Chris Andrews, tr. New Haven, Connecticut. Yale University Press. 2014. ISBN 9780300196092

SeverinaSeverina is a multifaceted novel that exposes the complicated maneuvers which make up the dénouements of a nontraditional love story. Set amid the shelves of a local bookstore, the narrator, part owner of the store, observes a beautiful young woman surreptitiously shoplifting his books—not just any books, either, but specific, high-end books that would bring a good profit to the store. The bookstore’s name, La Entretenida (The Entertained), is a most descriptive name as it appropriately reflects the plot, the characters, and the culmination of the story in an ironic play-on-words. There is little that could be described as “entertaining” among dusty tomes on even dustier shelving units, unless, like me, you are an avid book reader. For people like me, there is nothing quite as fulfilling as wandering around a shadowy store, shelves reaching from floor to ceiling, dust motes gently tickling nose and eyes causing sneezes and sniffles, riffling through old books. That also appears to be the raison d’être of the book-lifter and her grandfather.

There is something refreshing about this novel, set as it is in a “real” bookstore. There is something ageless and reassuring about the physicality of holding actual, printed books in a world that is increasingly inhabited by books on electronic Kindles, Nooks, or iPads. For a “traditional” (paper book) reader, the ambience inside La Entretenida is comforting and familiar. The poetry readings that take place once per month might not be within our scope to recognize, but just being inside the holy-of-holies of a bookstore gives us a sense of days gone by.

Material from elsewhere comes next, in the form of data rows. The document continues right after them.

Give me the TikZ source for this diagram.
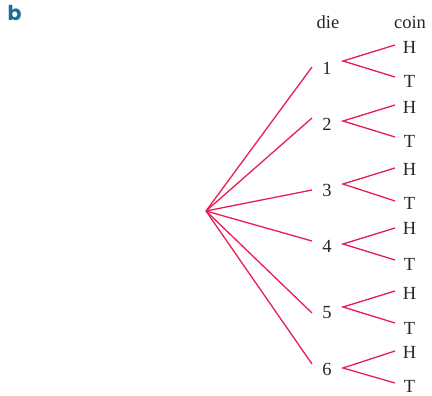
\documentclass[tikz,border=0pt]{standalone}
\usepackage{fontspec}
\setmainfont{Liberation Serif}
\newfontfamily\labelfont{Poppins}
\definecolor{branch}{RGB}{232,30,82}
\definecolor{partblue}{RGB}{28,108,150}
\begin{document}
\begin{tikzpicture}[x=1pt,y=-1pt,
  lbl/.style={inner sep=0pt,font=\fontsize{18.5}{20}\selectfont,text=black!85},
  br/.style={draw=branch,line width=1.3pt}]
\useasboundingbox (0,0) rectangle (432,396);
\node[inner sep=0pt,text=partblue,font=\labelfont\bfseries\fontsize{20.5}{22}\selectfont] (part) at (14.5,12.5) {b};
\node[lbl] (hdie) at (328,22) {die};
\node[lbl] (hcoin) at (410,22) {coin};
\coordinate (root) at (206,211);
% die nodes: label y, line end y, branch start y, H y, T y
\foreach \i/\ly/\ey/\sy/\hy/\ty/\hl/\tl in {
  1/68/67/61/45/77/47/81,
  2/124/118/121/105/137/107/141,
  3/190/190/184/168/201/169/203,
  4/246/241/244/228/260/228/264,
  5/313/313/307/291/323/293/328,
  6/369/364/368/351/383/352/386}{
  \node[lbl] (d\i) at (327,\ly) {\i};
  \coordinate (e\i) at (312,\ey);
  \coordinate (s\i) at (343,\sy);
  \coordinate (eh\i) at (395,\hy);
  \coordinate (et\i) at (395,\ty);
  \node[lbl] (h\i) at (409.5,\hl) {H};
  \node[lbl] (t\i) at (409.5,\tl) {T};
  \draw[br] (root) -- (e\i);
  \draw[br] (eh\i) -- (s\i) -- (et\i);
}
\end{tikzpicture}
\end{document}
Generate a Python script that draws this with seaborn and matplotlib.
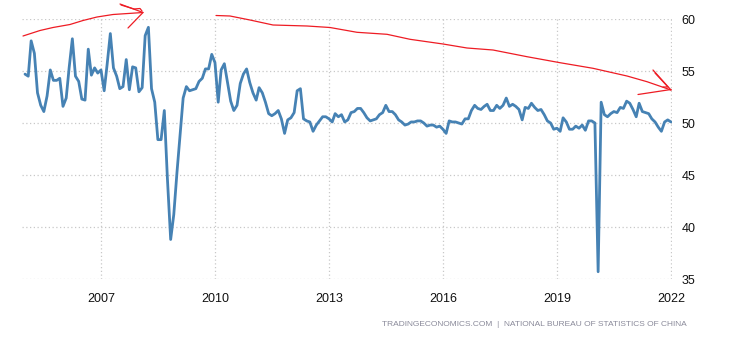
"""China manufacturing PMI (NBS), monthly, Jan 2005 - Jan 2022, with red hand-drawn trend arrows."""

import numpy as np
import pandas as pd
import matplotlib
matplotlib.use('Agg')
import matplotlib.pyplot as plt
import matplotlib.dates as mdates
import seaborn as sns

# monthly PMI values, one list per year
pmi_2005 = [54.7, 54.5, 57.9, 56.7, 52.9, 51.7, 51.1, 52.6, 55.1, 54.1, 54.1, 54.3]
pmi_2006 = [51.6, 52.4, 55.3, 58.1, 54.5, 54.0, 52.3, 52.2, 57.1, 54.6, 55.3, 54.8]
pmi_2007 = [55.1, 53.1, 55.6, 58.6, 55.3, 54.5, 53.3, 53.5, 56.1, 53.2, 55.4, 55.3]
pmi_2008 = [53.0, 53.4, 58.4, 59.2, 53.3, 52.0, 48.4, 48.4, 51.2, 44.6, 38.8, 41.2]
pmi_2009 = [45.3, 49.0, 52.4, 53.5, 53.1, 53.2, 53.3, 54.0, 54.3, 55.2, 55.2, 56.6]
pmi_2010 = [55.8, 52.0, 55.1, 55.7, 53.9, 52.1, 51.2, 51.7, 53.8, 54.7, 55.2, 53.9]
pmi_2011 = [52.9, 52.2, 53.4, 52.9, 52.0, 50.9, 50.7, 50.9, 51.2, 50.4, 49.0, 50.3]
pmi_2012 = [50.5, 51.0, 53.1, 53.3, 50.4, 50.2, 50.1, 49.2, 49.8, 50.2, 50.6, 50.6]
pmi_2013 = [50.4, 50.1, 50.9, 50.6, 50.8, 50.1, 50.3, 51.0, 51.1, 51.4, 51.4, 51.0]
pmi_2014 = [50.5, 50.2, 50.3, 50.4, 50.8, 51.0, 51.7, 51.1, 51.1, 50.8, 50.3, 50.1]
pmi_2015 = [49.8, 49.9, 50.1, 50.1, 50.2, 50.2, 50.0, 49.7, 49.8, 49.8, 49.6, 49.7]
pmi_2016 = [49.4, 49.0, 50.2, 50.1, 50.1, 50.0, 49.9, 50.4, 50.4, 51.2, 51.7, 51.4]
pmi_2017 = [51.3, 51.6, 51.8, 51.2, 51.2, 51.7, 51.4, 51.7, 52.4, 51.6, 51.8, 51.6]
pmi_2018 = [51.3, 50.3, 51.5, 51.4, 51.9, 51.5, 51.2, 51.3, 50.8, 50.2, 50.0, 49.4]
pmi_2019 = [49.5, 49.2, 50.5, 50.1, 49.4, 49.4, 49.7, 49.5, 49.8, 49.3, 50.2, 50.2]
pmi_2020 = [50.0, 35.7, 52.0, 50.8, 50.6, 50.9, 51.1, 51.0, 51.5, 51.4, 52.1, 51.9]
pmi_2021 = [51.3, 50.6, 51.9, 51.1, 51.0, 50.9, 50.4, 50.1, 49.6, 49.2, 50.1, 50.3]
pmi_2022 = [50.1]

x_tick_years = [2007, 2010, 2013, 2016, 2019, 2022]
y_ticks = [35, 40, 45, 50, 55, 60]
source_text = 'TRADINGECONOMICS.COM  |  NATIONAL BUREAU OF STATISTICS OF CHINA'

values = (pmi_2005 + pmi_2006 + pmi_2007 + pmi_2008 + pmi_2009 + pmi_2010 + pmi_2011
          + pmi_2012 + pmi_2013 + pmi_2014 + pmi_2015 + pmi_2016 + pmi_2017 + pmi_2018
          + pmi_2019 + pmi_2020 + pmi_2021 + pmi_2022)
df = pd.DataFrame({'date': pd.date_range('2005-01-01', periods=len(values), freq='MS'),
                   'pmi': values})

W, H = 730, 340
sns.set_theme(style='white')
plt.rcParams['font.family'] = ['Liberation Sans', 'DejaVu Sans']

fig = plt.figure(figsize=(W / 100, H / 100), dpi=100)
ax = fig.add_axes([22 / W, 1 - 279 / H, 650 / W, 260 / H])

sns.lineplot(data=df, x='date', y='pmi', ax=ax, color='#4682b4', linewidth=2.0)

ax.set_ylim(35, 60)
ax.set_xlim(pd.Timestamp('2004-12-03'), pd.Timestamp('2022-01-11'))
ax.set_yticks(y_ticks)
ax.set_xticks([pd.Timestamp(f'{y}-01-01') for y in x_tick_years])
ax.xaxis.set_major_formatter(mdates.DateFormatter('%Y'))
ax.yaxis.tick_right()
ax.set_xlabel('')
ax.set_ylabel('')

for s in ax.spines.values():
    s.set_visible(False)
ax.grid(True, color='#c8c8c8', linestyle=(0, (1, 2)), linewidth=0.9)
ax.tick_params(axis='x', length=6, width=0.8, color='#c8c8c8', pad=4,
               labelsize=9, labelcolor='#111111')
ax.tick_params(axis='y', length=0, pad=7, labelsize=9, labelcolor='#111111')

# red hand-drawn arrows, in figure pixel coordinates (origin top-left)
def draw_px(points, **kw):
    xs = [p[0] / W for p in points]
    ys = [1 - p[1] / H for p in points]
    fig.add_artist(plt.Line2D(xs, ys, transform=fig.transFigure, color='#ee1c24',
                              linewidth=0.9, clip_on=False, **kw))

draw_px([(23, 36), (40, 30.5), (53, 27.5), (70, 24.5), (83, 20.5), (97, 17),
         (113, 14.5), (128, 13.5), (143, 12.5)])
draw_px([(120, 4), (143, 12.5), (128, 28)])
draw_px([(121, 5), (134, 9), (140, 8.5), (142, 11)])

draw_px([(216, 15.5), (230, 16), (250, 20), (273, 25), (307, 26), (330, 27.5),
         (357, 32.3), (387, 34.3), (410, 39.3), (443, 44), (467, 48), (493, 50),
         (527, 56.7), (560, 62.7), (593, 68.3), (627, 76), (647, 81.7), (671, 90)])
draw_px([(653, 70), (671, 90)])
draw_px([(655, 73), (668, 87), (663, 87)])
draw_px([(638, 94.5), (671, 89.5)])

fig.text(687 / W, 1 - 325 / H, source_text, ha='right', va='center',
         fontsize=6.0, color='#8a8a9a')

fig.savefig('out.png', dpi=100)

The plot is somewhat convoluted as the bookseller falls in love with the book thief and allows her to continue stealing his stock until he confronts her, follows her to her lodgings, watches for her day by day, sees her leaving the country via plane, and waits for her to return. When she does return some months later, he secretly becomes a lodger in her pension so that he can be near her. He is confused by the man she lives with, who, he is told, is her husband, then her father, and eventually he discovers the man—Otto Blanco—is actually her grandfather. The plot complicates itself when Mr. Blanco has a stroke and the bookseller takes him and his granddaughter to live in his apartment. Eventually, the old man dies, either naturally or by his granddaughter’s hand, and she and the bookseller decide to bury him in the desert as neither Otto nor Severina are legal residents of the country, and it would prove complicated to explain their presence in the country, let alone the death of one of them by natural means or foul.

The twists and turns of the incredible story leave the reader awestruck, waiting for some kind of cataclysm to befall the lovers. Rodrigo Rey Rosa has set this short piece in his homeland of Guatemala, yet there is little to suggest that locus other than the suggestion of pervasive sociopolitical difficulties, which the narrator alludes to but does not fully explain. So, does the novel end happily? I suggest you read it and discover the conclusion for yourselves. It is worth the effort. I certainly look forward to reading more of Rey Rosa’s stories, and so will you after Severina.